Por fim, e não menos importante, é a União Europeia, que está sob maior influência de Portugal. A Guiné-Bissau ainda não é suficientemente crescida e organizada para furar o respaldo persistente da divisão da áfrica de 1884/85.
No entanto, e apesar das dificuldades do processo, nada de criação de fantasmas. Nada de dizer que esta é a última oportunidade da Guiné-Bissau, porque não existem últimas oportunidades para Estados. Existimos há apenas 40 anos. Outros países têm 9 Séculos. Partimos praticamente do zero em termos de recursos humanos, a melhor riqueza que um país pode ter. Estamos a fazer paulatinamente o nosso caminho, e em muitos aspectos com ganhos importantes, apesar de acidentes de percurso, normais num país com as nossas características e que carrega um passado de guerras e conflitos diversos.

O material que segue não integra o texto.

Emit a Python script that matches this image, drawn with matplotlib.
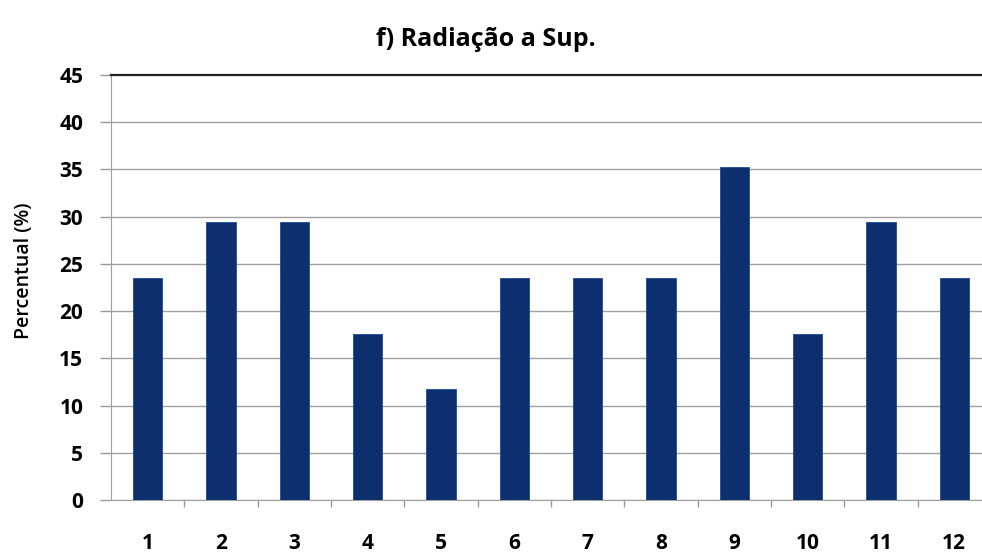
import matplotlib
matplotlib.use("Agg")
import matplotlib.pyplot as plt
import numpy as np

categories = ["1", "2", "3", "4", "5", "6", "7", "8", "9", "10", "11", "12"]
values = [23.5, 29.4, 29.4, 17.6, 11.8, 23.5, 23.5, 23.5, 35.3, 17.6, 29.4, 23.5]
yticks = [0, 5, 10, 15, 20, 25, 30, 35, 40, 45]

plt.rcParams['font.family'] = ['Open Sans', 'DejaVu Sans']

fig = plt.figure(figsize=(9.82, 5.54), dpi=100)
ax = fig.add_axes([0.113, 0.0975, 0.896, 0.767])

x = np.arange(len(categories))
ax.bar(x, values, width=0.4, color="#0d2f6e", edgecolor="#1b4a9a", linewidth=0.6, zorder=3)

ax.set_xlim(-0.5, len(categories) - 0.5)
ax.set_ylim(0, 45)
ax.set_yticks(yticks)
ax.set_yticklabels([str(t) for t in yticks], fontsize=15, fontweight='bold')
ax.set_xticks(x)
ax.set_xticklabels(categories, fontsize=15, fontweight='bold')
ax.set_xticks(np.arange(0.5, len(categories) - 0.5, 1), minor=True)
ax.tick_params(axis='x', which='major', length=0, pad=24)
ax.tick_params(axis='x', which='minor', length=5, color="#999999", width=1)
ax.tick_params(axis='y', length=8, color="#999999", width=1, pad=12)

for t in yticks[:-1]:
    ax.axhline(t, color="#a0a0a0", linewidth=1.0, zorder=1)
ax.axhline(45, color="#222222", linewidth=1.6, zorder=4, clip_on=False)

for s in ['top', 'right']:
    ax.spines[s].set_visible(False)
ax.spines['left'].set_color("#a0a0a0")
ax.spines['bottom'].set_color("#a0a0a0")

ax.set_ylabel("Percentual (%)", fontsize=14, fontweight='semibold')
ax.yaxis.set_label_coords(-0.087, 0.54)
fig.text(0.495, 0.928, "f) Radiação a Sup.", ha='center', va='center', fontsize=18, fontweight='bold')

fig.savefig("out.png", dpi=100)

Portanto, se tudo isso não resultar, e não nos derem um tostão do prometido na Mesa Redonda, não será por causa disso que o mundo desabará sobre nós. Se for porque na montagem dos dossiês de desembolso, os condicionalismos impostos não correspondem aos nossos interesses como um povo, com uma história, tradição e cultura, as autoridades terão cumprido com dignidade o seu dever e não terão traído o seu povo. Que Deus nos abençoe e livre de mufunessa!